I also spent some time scrolling through various classes and methods. I didn’t want the entirety of the experience to be just a matter of data gathering since that’s what I’ve been doing for months. And the verdict I have is that this particular data point fits in nicely with the aggregate.
Moq has excellent stats for most of what I’ve been looking at. And, indeed, there are a lot of simple, functional methods in the codebase, almost all of which are thoroughly tested. I would happily work in this codebase.
But NDepend is calling out real and important opportunities for improvement. If I were working on this codebase, I’d make an effort to break some of those gigantic unit test classes into smaller ones that are more cohesive over their context. I’d also take a hard look at the mutually dependent namespaces and either merge them or rework the dependency direction a bit. And even I’d give some idle thought to how I might segment the large Mock class somehow into smaller chunks if that wound up making sense.
So the whole thing winds up being an interesting microcosm to me. Moq is, as the stats would indicate, a pretty nice codebase. But, as with just about any codebase, there’s plenty of room for improvement. And having a tool to show you where to improve quickly is invaluable.

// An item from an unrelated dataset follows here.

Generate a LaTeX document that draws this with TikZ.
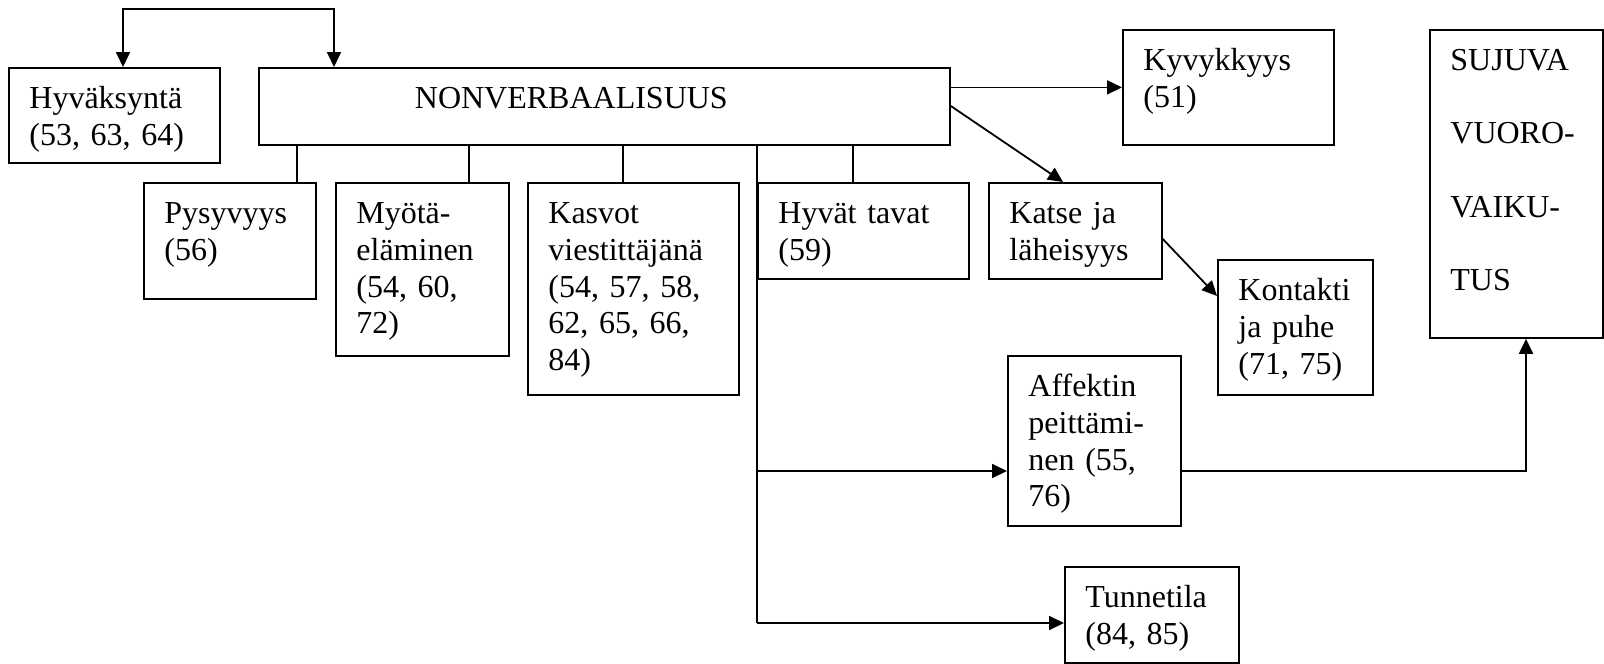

I enjoyed this very much. What intrigues me is how you can have two organizations developing software – both are doing the same thing – but one sees the value of metrics and analysis while the other doesn’t even know that they exist. Paid tools like NDepend couldn’t exist if no one got value from them. It costs less than two days of a developer’s time which we can easily burn through fixing a few bugs or making what should be a small change to a 3,000-line class. I don’t understand the gap between paying for decent analysis and not knowing that there is such a thing.
Glad you enjoyed, and well put. It always leaves me a little dumbfounded when development organizations wring their hands over tools that are a few hundred dollars, but would help the team enormously and yield ROI more or less on day 1.